China’s virus storm over Central Asia
Panic is being sown by trouble-making social media users.
A deadly Chinese virus is spreading panic through Central Asia’s online space – and infecting the region’s governments with a rare sense of urgency.
So far, none of the five countries of Central Asia have had a confirmed case of the flu-like coronavirus that has caused over 100 deaths in China since the start of the year. Most of the fatalities have been in or close to the epidemic’s locked-down epicenter in the Chinese city of Wuhan, but cases have already emerged in Europe and North America.
The worst symptoms of the disease initially passed to humans from animals affect the respiratory tract, causing what the World Health Organization describes as “bilateral lung infiltrates.” Other effects are more typical of the common sort of flu – feverishness and weakness. Many of the casualties have been elderly. The WHO has stopped short of declaring a global emergency despite China acknowledging over 4,500 cases.
In Central Asia, the coronavirus is already looming large in the public imaginations in countries that have little experience of managing epidemics. Authorities’ reassurances that all is under control – even typically reclusive Turkmenistan has announced it is stepping up medical and sanitary checks – have had mixed effects.
Officials in Kazakhstan have been hyperactive in their attention to the virus. Health Ministry officials said on January 28 that eight Kazakh citizens that returned from China in recent days were being treated in hospitals with high temperatures. One, a female patient born in 2003, was hospitalized with a temperature of 37.4 degrees Celsius, short of most definitions of a fever. Minister Yelzhan Birtanov has pledged updates on the status of the patients over the coming three days.

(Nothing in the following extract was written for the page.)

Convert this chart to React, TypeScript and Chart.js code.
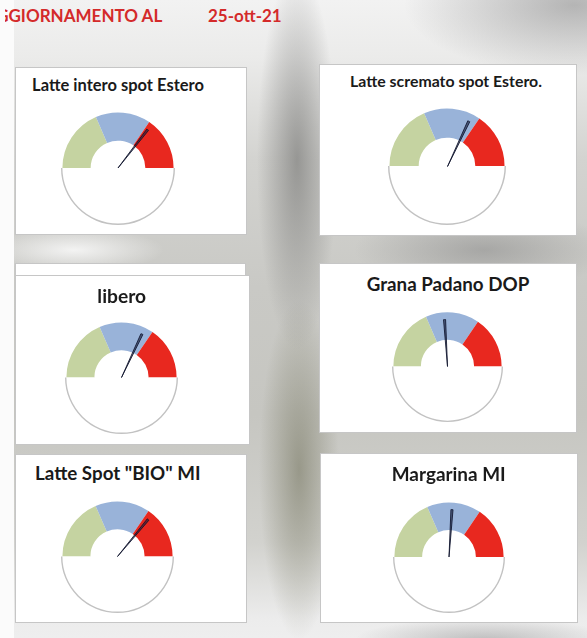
import React, { useEffect, useRef } from "react";
import { Chart, registerables } from "chart.js";

Chart.register(...registerables);

// ---- data ----
const headerLabel = "AGGIORNAMENTO AL";
const headerDate = "25-ott-21";
const gaugeTitles = [
  "Latte intero spot Estero",
  "Latte scremato spot Estero.",
  "libero",
  "Grana Padano DOP",
  'Latte Spot "BIO" MI',
  "Margarina MI",
];
const bandLabels = ["basso", "medio", "alto", ""];
const bandValues = [37, 32, 31]; // share of the half dial (sums to 100)
const needleValues = [71, 64, 64, 48, 72, 52]; // position on the dial, 0..100
const needleWidth = 1.4;

// ---- styles / layout ----
const bandColors = ["#c5d3a1", "#99b3d9", "#e8281f"];
const FONT = "Lato, 'Open Sans', sans-serif";

const panelLayout = [
  { x: 15, y: 67, w: 232, h: 168, cx: 117.5, cy: 168, r: 55.5, tx: 118, tb: 91.7, tw: 172 },
  { x: 319, y: 64, w: 258, h: 172, cx: 447, cy: 166, r: 57.5, tx: 446, tb: 87.3, tw: 192 },
  { x: 15, y: 275, w: 235, h: 170, cx: 121.7, cy: 377.3, r: 55, tx: 121.7, tb: 302.7, tw: 48.7 },
  { x: 319, y: 263, w: 258, h: 170, cx: 447.5, cy: 366.7, r: 54, tx: 448, tb: 291.7, tw: 162.6 },
  { x: 15, y: 454, w: 232, h: 169, cx: 117.7, cy: 556.7, r: 55, tx: 117.8, tb: 480.7, tw: 165.7 },
  { x: 320, y: 453, w: 258, h: 170, cx: 448.7, cy: 557.3, r: 54.5, tx: 448.7, tb: 481.7, tw: 114 },
];

let measureCtx: CanvasRenderingContext2D | null = null;
function textWidth(text: string, size: number): number {
  if (!measureCtx) measureCtx = document.createElement("canvas").getContext("2d");
  measureCtx!.font = `bold ${size}px ${FONT}`;
  return measureCtx!.measureText(text).width;
}
function fitSize(text: string, target: number): number {
  return (100 * target) / textWidth(text, 100);
}

function Label({ text, left, baseline, size, color, center }: any) {
  return (
    <div
      style={{
        position: "absolute",
        left: center ? left - textWidth(text, size) / 2 : left,
        top: baseline - 0.887 * size,
        fontFamily: FONT,
        fontWeight: 700,
        fontSize: size,
        lineHeight: `${size}px`,
        whiteSpace: "nowrap",
        color,
      }}
    >
      {text}
    </div>
  );
}

function Gauge({ idx }: { idx: number }) {
  const p = panelLayout[idx];
  const dialRef = useRef<HTMLCanvasElement>(null);
  const needleRef = useRef<HTMLCanvasElement>(null);
  const outline = 1.4;
  const Rc = p.r + outline;
  const dialSize = Math.round(2 * Rc);
  const Rn = p.r * 0.88;
  const needleSize = Math.round(2 * Rn);

  useEffect(() => {
    const half = bandValues.reduce((a, b) => a + b, 0);
    const dial = new Chart(dialRef.current!, {
      type: "doughnut",
      data: {
        labels: bandLabels,
        datasets: [
          {
            data: [...bandValues, half],
            backgroundColor: ["rgba(0,0,0,0)", "rgba(0,0,0,0)", "rgba(0,0,0,0)", "#c2c2c2"],
            borderWidth: 0,
            weight: 0.05,
          },
          {
            data: [...bandValues, half],
            backgroundColor: [...bandColors, "#ffffff"],
            borderWidth: 0,
            weight: 1,
          },
        ],
      },
      options: {
        responsive: false,
        animation: false,
        rotation: -90,
        circumference: 360,
        cutout: "48%",
        events: [],
        layout: { padding: 0 },
        plugins: { legend: { display: false }, tooltip: { enabled: false } },
      },
    });
    const v = needleValues[idx];
    const needle = new Chart(needleRef.current!, {
      type: "pie",
      data: {
        labels: ["", "lancetta", ""],
        datasets: [
          {
            data: [v - needleWidth / 2, needleWidth, 2 * half - v - needleWidth / 2],
            backgroundColor: ["rgba(0,0,0,0)", "rgba(20,28,60,0.6)", "rgba(0,0,0,0)"],
            borderColor: ["rgba(0,0,0,0)", "rgba(15,20,45,0.85)", "rgba(0,0,0,0)"],
            borderWidth: [0, 1, 0],
          },
        ],
      },
      options: {
        responsive: false,
        animation: false,
        rotation: -90,
        circumference: 360,
        events: [],
        layout: { padding: 0 },
        plugins: { legend: { display: false }, tooltip: { enabled: false } },
      },
    });
    return () => {
      dial.destroy();
      needle.destroy();
    };
  }, []);

  const title = gaugeTitles[idx];
  const fs = fitSize(title, p.tw);
  return (
    <>
      <div
        style={{
          position: "absolute",
          left: p.x,
          top: p.y,
          width: p.w,
          height: p.h,
          background: "#ffffff",
          border: "1px solid #c6c6c6",
          boxSizing: "border-box",
        }}
      />
      <Label text={title} left={p.tx} baseline={p.tb} size={fs} color="#1a1a1a" center />
      <canvas
        ref={dialRef}
        width={dialSize}
        height={dialSize}
        style={{ position: "absolute", left: p.cx - dialSize / 2, top: p.cy - dialSize / 2, width: dialSize, height: dialSize }}
      />
      <canvas
        ref={needleRef}
        width={needleSize}
        height={needleSize}
        style={{ position: "absolute", left: p.cx - needleSize / 2, top: p.cy - needleSize / 2, width: needleSize, height: needleSize }}
      />
    </>
  );
}

export default function App() {
  const hfs = fitSize("GIORNAMENTO AL", 154.5);
  const agW = textWidth("AG", hfs);
  const bg = [
    "radial-gradient(ellipse 170px 70px at 560px 5px, rgba(140,140,140,0.6), rgba(140,140,140,0) 100%)",
    "radial-gradient(ellipse 40px 190px at 283px 160px, rgba(110,110,108,0.6), rgba(110,110,108,0) 100%)",
    "radial-gradient(ellipse 40px 170px at 285px 470px, rgba(125,125,105,0.65), rgba(125,125,105,0) 100%)",
    "radial-gradient(ellipse 130px 40px at 470px 250px, rgba(130,130,130,0.5), rgba(130,130,130,0) 100%)",
    "radial-gradient(ellipse 90px 22px at 60px 250px, rgba(250,250,250,0.85), rgba(250,250,250,0) 100%)",
    "radial-gradient(ellipse 130px 22px at 470px 640px, rgba(150,150,150,0.55), rgba(150,150,150,0) 100%)",
    "linear-gradient(180deg, #f2f2f2 0%, #ebebea 9%, #d3d3d0 25%, #c9c9c5 45%, #c6c6c1 65%, #d2d2ce 85%, #ececec 97%, #eeeeee 100%)",
  ].join(", ");
  return (
    <div
      style={{
        position: "fixed",
        left: 0,
        top: 0,
        width: 587,
        height: 638,
        background: "#fbfbfb",
        overflow: "hidden",
      }}
    >
      <div style={{ position: "absolute", left: 14, top: 0, width: 573, height: 638, background: bg }} />
      <div style={{ position: "absolute", left: 5, top: 0, width: 320, height: 40, overflow: "hidden" }}>
        <Label text={headerLabel} left={3.5 - agW} baseline={21.7} size={hfs} color="#d42a2a" />
        <Label text={headerDate} left={203} baseline={21.7} size={hfs} color="#d42a2a" />
      </div>
      <div
        style={{
          position: "absolute",
          left: 15,
          top: 263,
          width: 231,
          height: 13,
          background: "#ffffff",
          border: "1px solid #c6c6c6",
          boxSizing: "border-box",
        }}
      />
      {gaugeTitles.map((_, i) => (
        <Gauge key={i} idx={i} />
      ))}
    </div>
  );
}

These revelations followed an emergency meeting of the Cabinet over the weekend resulting in the suspension of a 72-hour visa waiver enjoyed by transit passengers from China. The government also closed the Kazakh side of a flagship shopping zone at the Khorgos border crossing which the two countries share. Kazakhstan’s deputy foreign minister said that Chinese seeking full tourist visas will now have to provide medical certificates.
Images of state medical workers donning face masks and full-body protective gear in training for a potential outbreak have done more to agitate than pacify the public, however.
Factcheck.kz, the Kazakh branch of a network of donor-funded fact-checking websites, reported a slew of online misinformation citing the photos as evidence that Kazakhstan had joined the dozen or so countries to which the virus has spread.
Impoverished Kyrgyzstan and Tajikistan, the other two Central Asian countries that border China, have also been inundated with disease-related rumors.
In Tajikistan, major carrier Somon Air was moved to deny the claim of a website reputed for fake news that a passenger flying to Dushanbe from China had died on the plane after contracting the virus.
In Kyrgyzstan, photos of those same Kazakh medical workers in training were doing the rounds on WhatsApp.
Once again, the context of the images was skewed to fit an alarmist narrative.
These two republics in particular, with their health systems in a state of advanced decay, would struggle to cope with a sudden outbreak of disease. Fortuitously, their land borders with China are closed at present. These closures and the cessation of most flights between the two countries’ capitals and Urumchi, were very much Chinese initiatives. Beijing regularly imposes such measures during the period marking the Lunar New Year when security is heightened.
Ilich Marsbek uulu, an official in Kyrgyzstan’s Agriculture Ministry, said his ministry would decide whether or not to re-open the border on February 1. But he noted that there were few countries other than China from which Kyrgyzstan could import goods such as citrus fruits and expressed confidence that the virus would not compromise the safety of incoming food.
The Wuhan flu outbreak has drawn comparisons with SARS, another China-born virus that caused nearly 800 deaths across eight countries and fed world headlines for months in 2002-2003, while avoiding Central Asia. It seems so far unlikely that the new virus will prove as potent – SARS killed almost a tenth of those who contracted the disease.
But some health experts have argued the coronavirus could be more contagious, and many believe the real number of cases is many times higher than Chinese estimates.
Such projections complicate the emotive question of how to handle the return of well over a hundred nationals from the region who are currently trapped in the Wuhan quarantine. Both Kazakhstan and Uzbekistan have said they are drawing up plans to evacuate theirs – mostly students studying at universities in the city of 11 million.
But Kazakh Foreign Ministry spokesman Aibek Smadiyarov noted on January 27 that China is not hurrying to process Nur-Sultan’s request, even as other countries make plans to bring citizens home this week. “The Chinese authorities have shut down Wuhan and they are not letting anybody out,” Smadiyarov said January 27.
Chris Rickleton is a journalist based in Almaty.